The grant awarded from KDOT is part of its Cost Share Program and the Front Street renovation is one of just 30 projects across the state to be named a recipient.
Dodge city leaders say the project is an investment in their community. “We want to be able to capture more visitors through welcoming experience of our downtown, but also create some great quality of life amenities that our locals and folks in the region will be able to enjoy as well,” said McCoy.
Some of the main focuses of the project are updating aging infrastructure, increasing safety for visitors, and boosting economic development.
“We have over 50 businesses and property owners that are in support of this project,” said Coral Lopez, Main Street Director for Main Street Dodge City. “It’s exciting for Dodge City — not just for Dodge, but the entire region.”
Lopez continued, “Dodge City is a tourism hub, we attract a lot of tourists from the historical aspect, but there’s a lot of stuff we host currently in our downtown.”
The new project will create space for festivals, concerts, and markets and allow for new upper story housing opportunities, among numerous other changes. When the project breaks ground city officials want to stress the public be informed that the businesses will still be accessible.
“Even though you’re going to see construction and you’re gonna have to possibly take a different route to a business, they’re still open,” said Lopez.
Officials say the renovations will boost the existing strong tourism pull to the city, which in total brings in nearly 3.5 million visitors each year. The downtown brings in a respective 360,000 visitors alone.
“It will be a really great opportunity to welcome people back down to our downtown, so this will just help build on what’s already started,” said McCoy.

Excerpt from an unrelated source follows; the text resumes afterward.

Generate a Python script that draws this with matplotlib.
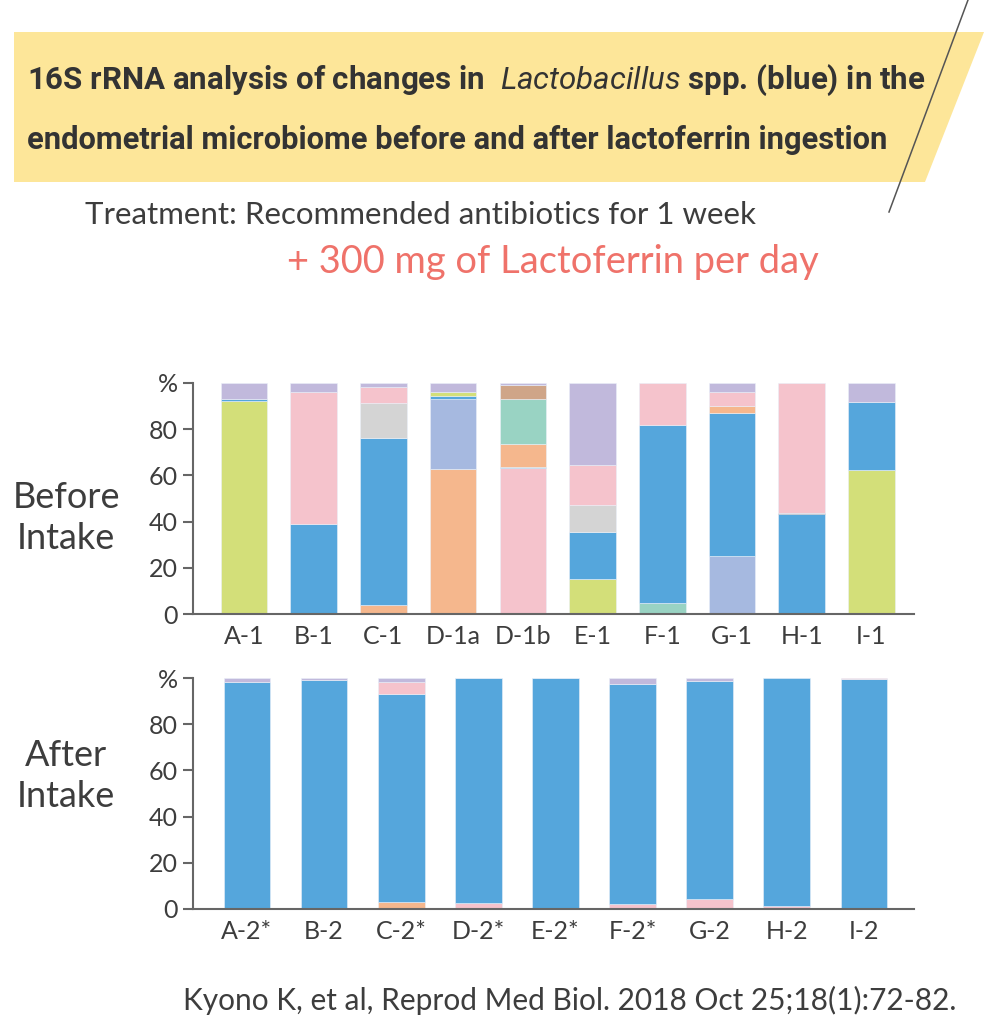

The project is more than just looks. It’s driven heavily by the need for updates to sewer lines, utilities, sidewalks, and other structural repairs. It will keep elements of the current downtown such as El Capitan. The well-known icon will still be on display, just moved slightly over.
Right now, the city is finishing up the design phase and will move on to bids for the project in late August through October. Dodge City officials say the project is expected to break ground in early 2022.